Le changement climatique a provoqué une diminution très marquée des tailles de populations de bisons
Leurs analyses révèlent des dynamiques fascinantes : Il y a vingt mille ans, plus de 100 000 bisons étaient présents de la Sibérie jusqu’en Bretagne ; une aire de répartition gigantesque mais discontinue qui incluait aussi l’Italie et les Balkans. Puis, soudain, à la fin de dernière glaciation il y a quatorze mille sept cents ans, le réchauffement climatique a transformé les steppes orientales en forêts. «Les ancêtres des bisons actuels préféraient brouter les graminées des steppes», explique July Pilowsky. «Après la période glaciaire, ils ont déserté la Sibérie, et la population s’est recentrée sur une zone allant de l’actuelle Ukraine à l’Allemagne, du nord de la Grèce à la mer Baltique.» Le changement climatique a donc provoqué une diminution très marquée des tailles de populations de bisons, avec un effet additif de la chasse dès la fin de la période glaciaire. «Il y a douze mille ans, 10% des protéines consommées par les humains d’Europe centrale provenaient des bisons ou des aurochs», notent les auteurs de l’étude. Cette pression de chasse a persisté au travers des âges, et les analyses effectuées indiquent que la chasse et l’utilisation des terres par les humains ont graduellement mené les bisons à leur quasi-extinction au début du XXe siècle.

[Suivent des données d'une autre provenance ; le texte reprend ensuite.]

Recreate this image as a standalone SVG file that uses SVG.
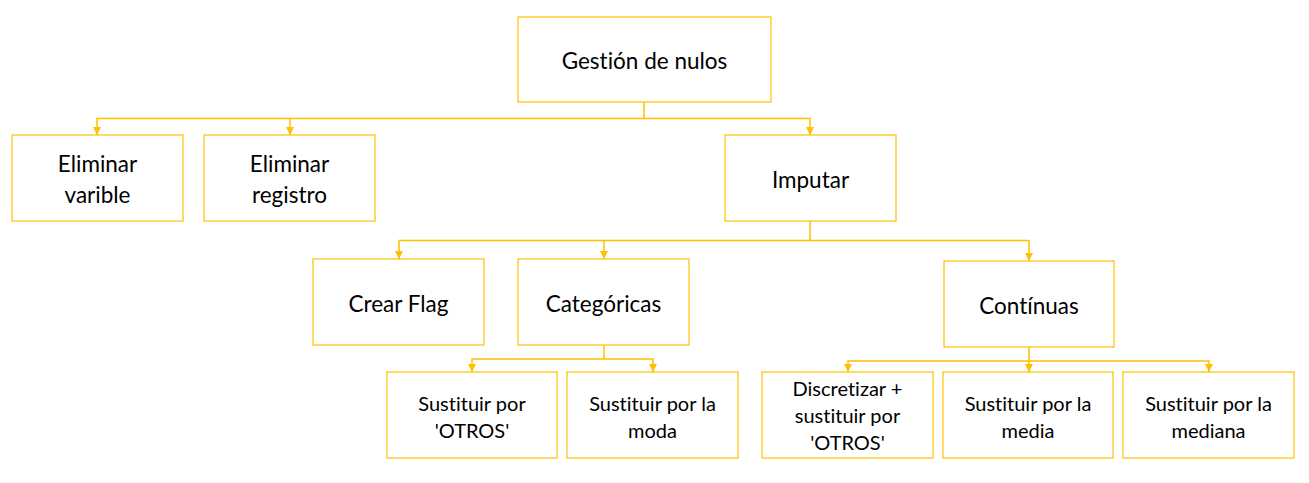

Pour Damien Fordham, «notre étude permet de reconstruire cette longue et rude histoire. Elle identifie aussi clairement les zones actuelles qui sont favorables aux bisons, les distinguant de celles dans lesquelles une réintroduction est vouée à l’échec car les habitats disponibles ne sont pas prêts à accueillir ces grands herbivores».